Harry Henry (11 March 1916 – 22 November 2008) was born in London on 11 March 1916, as the elder son of an accountant, who died in 1924. His mother brought up and provided for her two sons by working as a dressmaker. Henry was one of Britain's market research pioneers whose contributions to its acceptance and understanding won him an international reputation. He was the last survivor of the 23 founders of the Market Research Society (MRS), which he helped establish in 1947, and which now has 8,000 members in 50 countries. He married Mary Anstey, daughter of Vera Anstey, in 1938. She died in 1989, a year after they had celebrated their golden wedding anniversary.
In publishing, he was Marketing Director of the Thomson Organisation for nine years, where he also became a Deputy Managing Director. His influence was significant in pulling an old-fashioned conservative industry towards the appreciation and practice of marketing in newspapers and magazines, a benefit inherited by radio and television. He was the first to use the computer in a market research study. In 1988, he received the Market Research Society's rarely awarded Gold Medal. In 2004, he received the Advertising Association's prestigious Mackintosh Medal, awarded for outstanding personal and public service to the industry (in this case, only the third time in the previous fifteen years, and also in recognition of forty years as chairman of its Advertising Statistics Committee).
==Education==
He attended two primary schools, one in Finchley and the other in Hackney and at the age of eleven was transferred to Upton House London County Council Central School, in Homerton. This type of school, an early experiment in state secondary education, had just been created for students up to the age of sixteen, who would otherwise be leaving school at fourteen, to extend their general education with the addition of some commercial subjects. He obtained the London Matriculation with Honours, and was awarded a Wedgewood Scholarship to City of London College in 1932. In 1934, he was awarded a Bursary that enabled him to enter the London School of Economics (LSE), where he read Economics, with Statistics as a subsidiary subject.
In those days, the LSE had less than 3,000 students.
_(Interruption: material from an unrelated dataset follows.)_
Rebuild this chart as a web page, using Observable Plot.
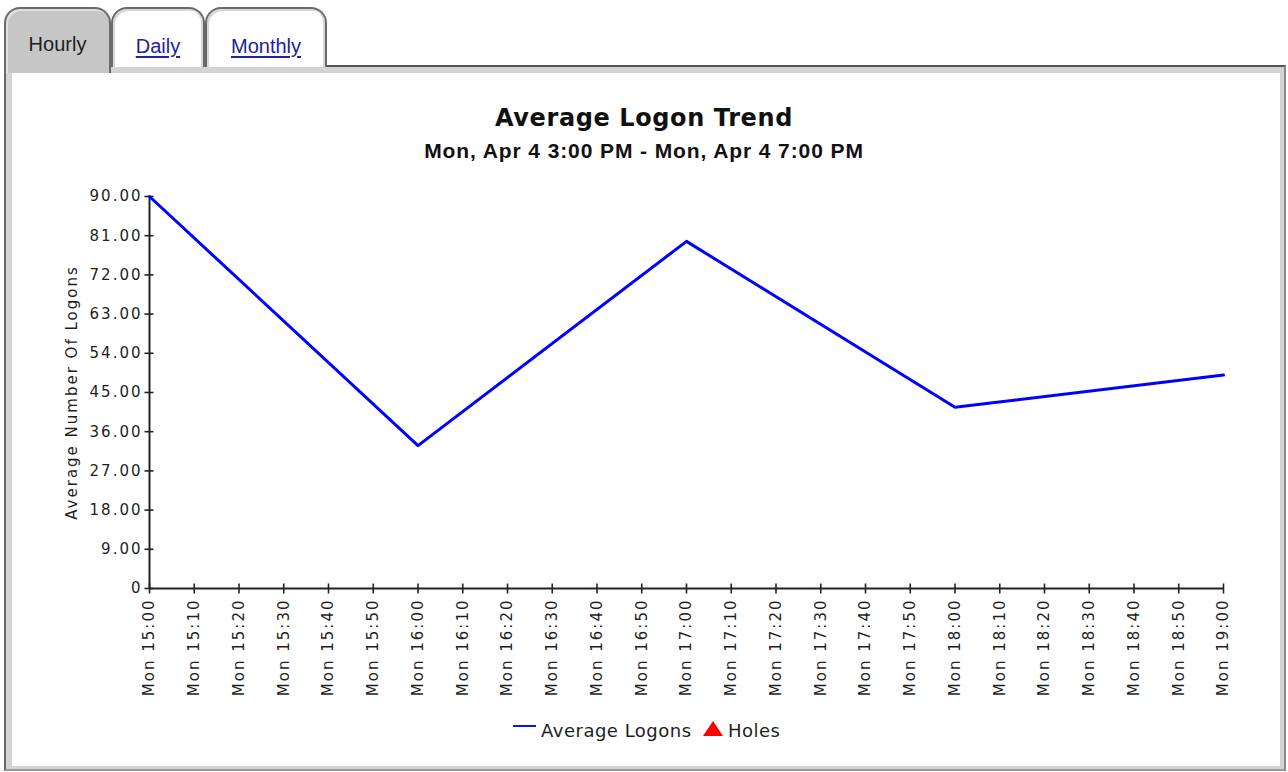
<!DOCTYPE html>
<html>
<head>
<meta charset="utf-8">
<script src="https://cdn.jsdelivr.net/npm/d3@7"></script>
<script src="https://cdn.jsdelivr.net/npm/@observablehq/plot@0.6"></script>
<style>
  html, body { margin:0; padding:0; background:#fff; width:1288px; height:772px; overflow:hidden; }
  body { position:relative; font-family:"Liberation Sans", Arial, sans-serif; }
  .tab { position:absolute; top:7px; height:60px; box-sizing:border-box; border:2px solid #6a6a6a; border-bottom:none;
         border-radius:16px 16px 0 0; background:#fff; box-shadow: inset 2px 2px 0 #d8d8d8, inset -2px 0 0 #d8d8d8; }
  .tab span { position:absolute; left:0; right:0; text-align:center; font-size:20px; line-height:20px; white-space:nowrap; }
  #t1 { left:4px; width:107px; height:66px; background:#c6c6c6; z-index:3; box-shadow: inset 2px 2px 0 #e0e0e0; }
  #t1 span { top:25px; color:#1e1e1e; }
  #t2 { left:111px; width:94px; z-index:2; }
  #t3 { left:205px; width:122px; z-index:2; }
  #t2 span, #t3 span { top:27px; color:#22229a; text-decoration:underline; text-underline-offset:3px; }
  #panel { position:absolute; left:4px; top:65px; width:1282px; height:706px; box-sizing:border-box;
           border-top:2px solid #555; border-left:2px solid #666; border-right:2px solid #8a8a8a; border-bottom:2px solid #9a9a9a;
           background:#fff; box-shadow: inset 6px 6px 0 #d4d4d4, inset -4px -3px 0 #d4d4d4; z-index:1; }
  #title { position:absolute; left:0; width:1288px; top:104px; text-align:center; font-family:"DejaVu Sans", sans-serif;
           font-weight:bold; font-size:24px; line-height:28px; letter-spacing:0.6px; color:#111; z-index:4; }
  #subtitle { position:absolute; left:0; width:1288px; top:139px; text-align:center; font-family:"Liberation Sans", Arial, sans-serif;
           font-weight:bold; font-size:21px; line-height:24px; letter-spacing:0.9px; color:#111; z-index:4; }
  #chart { position:absolute; left:0; top:180px; z-index:4; }
  #chart svg text { letter-spacing:2px; }
  #chart svg text.ytitle { letter-spacing:2.4px; }
  .leg { position:absolute; z-index:4; font-family:"DejaVu Sans", sans-serif; font-size:18px; line-height:21px; letter-spacing:0.5px; color:#1e1e1e; white-space:nowrap; }
  #legline { position:absolute; z-index:4; left:513px; top:725px; width:23px; height:2px; background:#1010ff; }
  #legtri { position:absolute; z-index:4; left:703px; top:721px; width:0; height:0;
            border-left:10px solid transparent; border-right:10px solid transparent; border-bottom:15px solid #ff0000; }
</style>
</head>
<body>
<div class="tab" id="t1"><span>Hourly</span></div>
<div class="tab" id="t2"><span>Daily</span></div>
<div class="tab" id="t3"><span>Monthly</span></div>
<div id="panel"></div>
<div id="title"></div>
<div id="subtitle"></div>
<div id="chart"></div>
<div id="legline"></div>
<div class="leg" id="leg1" style="left:541px; top:720px;"></div>
<div id="legtri"></div>
<div class="leg" id="leg2" style="left:728px; top:720px;"></div>
<script>
// ---- data ----
const tabNames = ["Hourly", "Daily", "Monthly"];
const chartTitle = "Average Logon Trend";
const chartSubtitle = "Mon, Apr 4 3:00 PM - Mon, Apr 4 7:00 PM";
const yAxisTitle = "Average Number Of Logons";
const seriesNames = ["Average Logons", "Holes"];
const times = ["15:00", "16:00", "17:00", "18:00", "19:00"];
const values = [90.0, 32.8, 79.7, 41.6, 49.0];
const yTicks = [0, 9, 18, 27, 36, 45, 54, 63, 72, 81, 90];
const xTickTimes = ["15:00","15:10","15:20","15:30","15:40","15:50",
                    "16:00","16:10","16:20","16:30","16:40","16:50",
                    "17:00","17:10","17:20","17:30","17:40","17:50",
                    "18:00","18:10","18:20","18:30","18:40","18:50","19:00"];

document.getElementById("title").textContent = chartTitle;
document.getElementById("subtitle").textContent = chartSubtitle;
document.getElementById("leg1").textContent = seriesNames[0];
document.getElementById("leg2").textContent = seriesNames[1];

const toDate = s => { const [h, m] = s.split(":").map(Number); return new Date(Date.UTC(2011, 3, 4, h, m)); };
const data = times.map((t, i) => ({time: toDate(t), value: values[i]}));
const xTicks = xTickTimes.map(toDate);
const fmtX = d3.utcFormat("%a %H:%M");
const fmtY = d => d === 0 ? "0" : d.toFixed(2);

// tick marks that cross the axis line
const vTick = {draw(ctx) { ctx.moveTo(0, -5); ctx.lineTo(0, 5); }};
const hTick = {draw(ctx) { ctx.moveTo(-5, 0); ctx.lineTo(4, 0); }};

const chart = Plot.plot({
  width: 1288,
  height: 530,
  marginLeft: 149,
  marginRight: 65,
  marginTop: 16,
  marginBottom: 122,
  style: {fontFamily: "DejaVu Sans, sans-serif", fontSize: "15px", color: "#1e1e1e", background: "transparent", overflow: "visible"},
  x: {type: "utc", domain: [xTicks[0], xTicks[xTicks.length - 1]]},
  y: {domain: [0, 90]},
  marks: [
    Plot.axisY({ticks: yTicks, tickSize: 0, tickPadding: 7, tickFormat: fmtY, label: null}),
    Plot.axisX({ticks: xTicks, tickSize: 0, tickPadding: 10, tickRotate: -90, tickFormat: fmtX, label: null}),
    Plot.dot(yTicks, {x: () => xTicks[0], y: d => d, symbol: hTick, stroke: "#222", strokeWidth: 1.6, fill: "none"}),
    Plot.dot(xTicks, {x: d => d, y: () => 0, symbol: vTick, stroke: "#222", strokeWidth: 1.6, fill: "none"}),
    Plot.ruleY([0], {stroke: "#222", strokeWidth: 2}),
    Plot.ruleX([xTicks[0]], {stroke: "#222", strokeWidth: 2}),
    Plot.text([yAxisTitle], {frameAnchor: "left", textAnchor: "middle", dx: -77, rotate: -90, fontSize: 15, fill: "#1e1e1e", className: "ytitle"}),
    Plot.line(data, {x: "time", y: "value", stroke: "#0000ff", strokeWidth: 3})
  ]
});
document.getElementById("chart").appendChild(chart);
</script>
</body>
</html>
Henry served as Senior Treasurer of the Students' Union, Editor of the Clare Market Review, the Union's official magazine (after having edited and largely written Felix, an extremely unofficial one), Chairman of the Social Committee, Chairman of the Literary Society, Business Manager of the Review of Economic Studies (an academic journal), and Vice-Chairman of the Labour Society.
Towards the end of this, he was involved in a libel action arising from an article he wrote in the University of London Union Magazine, pointing out that the gerrymandering involved in the election of the M.P. for London University gave control to the commercial correspondence colleges, whose interests were commercial rather than academic. Pressure from the judge (in chambers) led to a reluctant withdrawal, but there were no damages and he was convinced that Higher Authority had organised a cover-up.
He obtained a B.Sc. (Economics) in 1937, which qualified him for his first job. Colman Prentis & Varley, a relatively new and extremely small advertising agency, having gained two minor advertising accounts from Procter & Gamble (just beginning to make a presence felt in the UK, under the name of Thomas Hedley) learnt that it would need a market research department. They went to LSE to find somebody to fill this role, in the mistaken belief that what was required was a statistician. Henry was appointed to this post in 1938, and began to learn about market research, largely by experiment. He supplemented this as the London correspondent of the Boston Globe, providing a weekly column on the various social and other activities of the family of Joseph Kennedy, the then US ambassador to London.